• DATASET CONTENT:
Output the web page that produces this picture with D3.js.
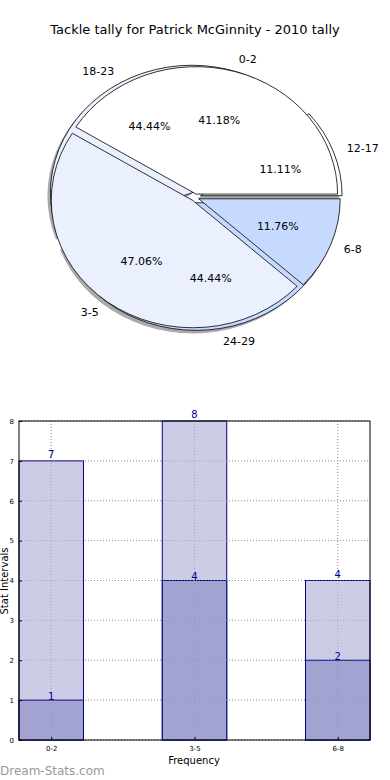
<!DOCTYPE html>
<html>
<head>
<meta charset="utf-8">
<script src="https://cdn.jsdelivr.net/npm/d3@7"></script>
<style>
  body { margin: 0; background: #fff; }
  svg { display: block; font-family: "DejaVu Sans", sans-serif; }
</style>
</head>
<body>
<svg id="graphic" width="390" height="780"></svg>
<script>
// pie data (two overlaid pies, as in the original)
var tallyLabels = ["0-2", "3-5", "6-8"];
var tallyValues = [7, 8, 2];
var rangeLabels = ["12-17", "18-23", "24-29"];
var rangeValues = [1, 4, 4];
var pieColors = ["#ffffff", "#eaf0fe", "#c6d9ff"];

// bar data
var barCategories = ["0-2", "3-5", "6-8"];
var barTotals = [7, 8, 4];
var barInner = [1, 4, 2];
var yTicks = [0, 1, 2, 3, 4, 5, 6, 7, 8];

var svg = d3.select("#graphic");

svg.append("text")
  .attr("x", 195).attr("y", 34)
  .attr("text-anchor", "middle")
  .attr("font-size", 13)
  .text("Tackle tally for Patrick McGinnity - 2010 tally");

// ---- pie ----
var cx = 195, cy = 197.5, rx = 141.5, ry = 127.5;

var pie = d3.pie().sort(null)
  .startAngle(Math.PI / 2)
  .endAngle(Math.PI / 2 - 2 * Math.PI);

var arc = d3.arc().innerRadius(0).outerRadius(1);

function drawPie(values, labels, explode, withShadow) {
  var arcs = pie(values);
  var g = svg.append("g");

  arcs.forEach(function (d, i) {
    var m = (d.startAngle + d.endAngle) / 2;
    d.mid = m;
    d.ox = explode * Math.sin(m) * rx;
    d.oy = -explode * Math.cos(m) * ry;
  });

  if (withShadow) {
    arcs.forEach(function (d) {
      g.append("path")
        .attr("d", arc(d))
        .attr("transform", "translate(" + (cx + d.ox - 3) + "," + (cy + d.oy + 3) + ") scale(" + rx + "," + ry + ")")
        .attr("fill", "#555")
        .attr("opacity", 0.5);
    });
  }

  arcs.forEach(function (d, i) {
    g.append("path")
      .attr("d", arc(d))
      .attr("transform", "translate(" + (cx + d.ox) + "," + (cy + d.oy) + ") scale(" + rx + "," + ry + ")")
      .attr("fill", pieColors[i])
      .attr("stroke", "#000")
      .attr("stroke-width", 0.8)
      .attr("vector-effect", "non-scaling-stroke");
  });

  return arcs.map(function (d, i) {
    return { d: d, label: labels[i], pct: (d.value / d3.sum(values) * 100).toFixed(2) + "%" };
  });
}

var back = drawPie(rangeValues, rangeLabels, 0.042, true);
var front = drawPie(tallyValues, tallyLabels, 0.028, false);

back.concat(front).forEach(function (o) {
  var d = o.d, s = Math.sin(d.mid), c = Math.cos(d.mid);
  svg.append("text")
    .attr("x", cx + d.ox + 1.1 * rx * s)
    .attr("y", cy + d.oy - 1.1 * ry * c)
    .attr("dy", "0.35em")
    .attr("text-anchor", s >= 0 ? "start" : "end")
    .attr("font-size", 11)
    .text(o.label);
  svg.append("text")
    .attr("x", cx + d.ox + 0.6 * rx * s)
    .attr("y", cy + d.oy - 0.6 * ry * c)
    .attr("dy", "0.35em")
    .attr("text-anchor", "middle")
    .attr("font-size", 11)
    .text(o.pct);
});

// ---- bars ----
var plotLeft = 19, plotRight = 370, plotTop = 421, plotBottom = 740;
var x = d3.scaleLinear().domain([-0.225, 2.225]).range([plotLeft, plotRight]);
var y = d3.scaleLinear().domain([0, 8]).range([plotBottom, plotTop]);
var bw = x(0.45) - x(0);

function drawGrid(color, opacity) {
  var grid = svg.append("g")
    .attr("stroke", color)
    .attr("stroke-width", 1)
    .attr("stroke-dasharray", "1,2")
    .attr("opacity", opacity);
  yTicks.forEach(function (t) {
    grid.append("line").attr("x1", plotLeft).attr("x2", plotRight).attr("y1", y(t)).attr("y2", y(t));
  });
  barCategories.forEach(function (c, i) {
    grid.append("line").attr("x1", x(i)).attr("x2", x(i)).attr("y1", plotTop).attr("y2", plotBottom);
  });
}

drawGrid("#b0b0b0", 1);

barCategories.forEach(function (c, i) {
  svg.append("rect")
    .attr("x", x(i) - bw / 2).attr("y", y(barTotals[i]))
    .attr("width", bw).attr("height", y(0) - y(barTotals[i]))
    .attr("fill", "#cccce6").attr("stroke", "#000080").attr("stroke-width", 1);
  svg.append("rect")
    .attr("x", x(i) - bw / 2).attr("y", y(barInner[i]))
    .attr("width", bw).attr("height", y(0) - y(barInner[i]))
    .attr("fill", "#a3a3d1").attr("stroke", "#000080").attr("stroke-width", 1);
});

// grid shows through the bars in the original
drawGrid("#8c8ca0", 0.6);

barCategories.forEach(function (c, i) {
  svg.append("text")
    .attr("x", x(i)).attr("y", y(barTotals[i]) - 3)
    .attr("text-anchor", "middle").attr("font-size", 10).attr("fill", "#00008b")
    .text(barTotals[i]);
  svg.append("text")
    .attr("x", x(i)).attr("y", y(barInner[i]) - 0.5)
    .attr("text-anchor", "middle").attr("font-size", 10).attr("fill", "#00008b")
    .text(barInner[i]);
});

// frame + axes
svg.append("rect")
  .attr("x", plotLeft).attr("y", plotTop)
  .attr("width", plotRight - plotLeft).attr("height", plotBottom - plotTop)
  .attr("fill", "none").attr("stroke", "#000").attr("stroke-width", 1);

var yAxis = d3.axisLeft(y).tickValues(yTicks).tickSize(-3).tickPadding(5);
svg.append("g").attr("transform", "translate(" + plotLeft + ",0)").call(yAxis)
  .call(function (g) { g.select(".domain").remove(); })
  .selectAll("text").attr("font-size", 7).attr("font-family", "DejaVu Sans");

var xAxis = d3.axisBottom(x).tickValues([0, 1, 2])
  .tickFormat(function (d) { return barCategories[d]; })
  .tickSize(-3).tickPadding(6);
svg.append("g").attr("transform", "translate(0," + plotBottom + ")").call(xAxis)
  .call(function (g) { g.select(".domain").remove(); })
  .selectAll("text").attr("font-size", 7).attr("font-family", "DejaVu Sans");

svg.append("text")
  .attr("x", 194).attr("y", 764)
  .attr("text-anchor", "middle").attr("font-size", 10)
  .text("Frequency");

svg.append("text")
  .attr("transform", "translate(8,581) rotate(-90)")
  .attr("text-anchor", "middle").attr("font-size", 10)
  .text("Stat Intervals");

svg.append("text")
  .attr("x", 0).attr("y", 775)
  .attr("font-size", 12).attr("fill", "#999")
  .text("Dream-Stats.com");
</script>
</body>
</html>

• TASK DESCRIPTION:
Write out each line of the data exactly; the images should be left out.

• COMPLETED TASK:
Output the web page that produces this picture with D3.js.
<!DOCTYPE html>
<html>
<head>
<meta charset="utf-8">
<script src="https://cdn.jsdelivr.net/npm/d3@7"></script>
<style>
  body { margin: 0; background: #fff; }
  svg { display: block; font-family: "DejaVu Sans", sans-serif; }
</style>
</head>
<body>
<svg id="graphic" width="390" height="780"></svg>
<script>
// pie data (two overlaid pies, as in the original)
var tallyLabels = ["0-2", "3-5", "6-8"];
var tallyValues = [7, 8, 2];
var rangeLabels = ["12-17", "18-23", "24-29"];
var rangeValues = [1, 4, 4];
var pieColors = ["#ffffff", "#eaf0fe", "#c6d9ff"];

// bar data
var barCategories = ["0-2", "3-5", "6-8"];
var barTotals = [7, 8, 4];
var barInner = [1, 4, 2];
var yTicks = [0, 1, 2, 3, 4, 5, 6, 7, 8];

var svg = d3.select("#graphic");

svg.append("text")
  .attr("x", 195).attr("y", 34)
  .attr("text-anchor", "middle")
  .attr("font-size", 13)
  .text("Tackle tally for Patrick McGinnity - 2010 tally");

// ---- pie ----
var cx = 195, cy = 197.5, rx = 141.5, ry = 127.5;

var pie = d3.pie().sort(null)
  .startAngle(Math.PI / 2)
  .endAngle(Math.PI / 2 - 2 * Math.PI);

var arc = d3.arc().innerRadius(0).outerRadius(1);

function drawPie(values, labels, explode, withShadow) {
  var arcs = pie(values);
  var g = svg.append("g");

  arcs.forEach(function (d, i) {
    var m = (d.startAngle + d.endAngle) / 2;
    d.mid = m;
    d.ox = explode * Math.sin(m) * rx;
    d.oy = -explode * Math.cos(m) * ry;
  });

  if (withShadow) {
    arcs.forEach(function (d) {
      g.append("path")
        .attr("d", arc(d))
        .attr("transform", "translate(" + (cx + d.ox - 3) + "," + (cy + d.oy + 3) + ") scale(" + rx + "," + ry + ")")
        .attr("fill", "#555")
        .attr("opacity", 0.5);
    });
  }

  arcs.forEach(function (d, i) {
    g.append("path")
      .attr("d", arc(d))
      .attr("transform", "translate(" + (cx + d.ox) + "," + (cy + d.oy) + ") scale(" + rx + "," + ry + ")")
      .attr("fill", pieColors[i])
      .attr("stroke", "#000")
      .attr("stroke-width", 0.8)
      .attr("vector-effect", "non-scaling-stroke");
  });

  return arcs.map(function (d, i) {
    return { d: d, label: labels[i], pct: (d.value / d3.sum(values) * 100).toFixed(2) + "%" };
  });
}

var back = drawPie(rangeValues, rangeLabels, 0.042, true);
var front = drawPie(tallyValues, tallyLabels, 0.028, false);

back.concat(front).forEach(function (o) {
  var d = o.d, s = Math.sin(d.mid), c = Math.cos(d.mid);
  svg.append("text")
    .attr("x", cx + d.ox + 1.1 * rx * s)
    .attr("y", cy + d.oy - 1.1 * ry * c)
    .attr("dy", "0.35em")
    .attr("text-anchor", s >= 0 ? "start" : "end")
    .attr("font-size", 11)
    .text(o.label);
  svg.append("text")
    .attr("x", cx + d.ox + 0.6 * rx * s)
    .attr("y", cy + d.oy - 0.6 * ry * c)
    .attr("dy", "0.35em")
    .attr("text-anchor", "middle")
    .attr("font-size", 11)
    .text(o.pct);
});

// ---- bars ----
var plotLeft = 19, plotRight = 370, plotTop = 421, plotBottom = 740;
var x = d3.scaleLinear().domain([-0.225, 2.225]).range([plotLeft, plotRight]);
var y = d3.scaleLinear().domain([0, 8]).range([plotBottom, plotTop]);
var bw = x(0.45) - x(0);

function drawGrid(color, opacity) {
  var grid = svg.append("g")
    .attr("stroke", color)
    .attr("stroke-width", 1)
    .attr("stroke-dasharray", "1,2")
    .attr("opacity", opacity);
  yTicks.forEach(function (t) {
    grid.append("line").attr("x1", plotLeft).attr("x2", plotRight).attr("y1", y(t)).attr("y2", y(t));
  });
  barCategories.forEach(function (c, i) {
    grid.append("line").attr("x1", x(i)).attr("x2", x(i)).attr("y1", plotTop).attr("y2", plotBottom);
  });
}

drawGrid("#b0b0b0", 1);

barCategories.forEach(function (c, i) {
  svg.append("rect")
    .attr("x", x(i) - bw / 2).attr("y", y(barTotals[i]))
    .attr("width", bw).attr("height", y(0) - y(barTotals[i]))
    .attr("fill", "#cccce6").attr("stroke", "#000080").attr("stroke-width", 1);
  svg.append("rect")
    .attr("x", x(i) - bw / 2).attr("y", y(barInner[i]))
    .attr("width", bw).attr("height", y(0) - y(barInner[i]))
    .attr("fill", "#a3a3d1").attr("stroke", "#000080").attr("stroke-width", 1);
});

// grid shows through the bars in the original
drawGrid("#8c8ca0", 0.6);

barCategories.forEach(function (c, i) {
  svg.append("text")
    .attr("x", x(i)).attr("y", y(barTotals[i]) - 3)
    .attr("text-anchor", "middle").attr("font-size", 10).attr("fill", "#00008b")
    .text(barTotals[i]);
  svg.append("text")
    .attr("x", x(i)).attr("y", y(barInner[i]) - 0.5)
    .attr("text-anchor", "middle").attr("font-size", 10).attr("fill", "#00008b")
    .text(barInner[i]);
});

// frame + axes
svg.append("rect")
  .attr("x", plotLeft).attr("y", plotTop)
  .attr("width", plotRight - plotLeft).attr("height", plotBottom - plotTop)
  .attr("fill", "none").attr("stroke", "#000").attr("stroke-width", 1);

var yAxis = d3.axisLeft(y).tickValues(yTicks).tickSize(-3).tickPadding(5);
svg.append("g").attr("transform", "translate(" + plotLeft + ",0)").call(yAxis)
  .call(function (g) { g.select(".domain").remove(); })
  .selectAll("text").attr("font-size", 7).attr("font-family", "DejaVu Sans");

var xAxis = d3.axisBottom(x).tickValues([0, 1, 2])
  .tickFormat(function (d) { return barCategories[d]; })
  .tickSize(-3).tickPadding(6);
svg.append("g").attr("transform", "translate(0," + plotBottom + ")").call(xAxis)
  .call(function (g) { g.select(".domain").remove(); })
  .selectAll("text").attr("font-size", 7).attr("font-family", "DejaVu Sans");

svg.append("text")
  .attr("x", 194).attr("y", 764)
  .attr("text-anchor", "middle").attr("font-size", 10)
  .text("Frequency");

svg.append("text")
  .attr("transform", "translate(8,581) rotate(-90)")
  .attr("text-anchor", "middle").attr("font-size", 10)
  .text("Stat Intervals");

svg.append("text")
  .attr("x", 0).attr("y", 775)
  .attr("font-size", 12).attr("fill", "#999")
  .text("Dream-Stats.com");
</script>
</body>
</html>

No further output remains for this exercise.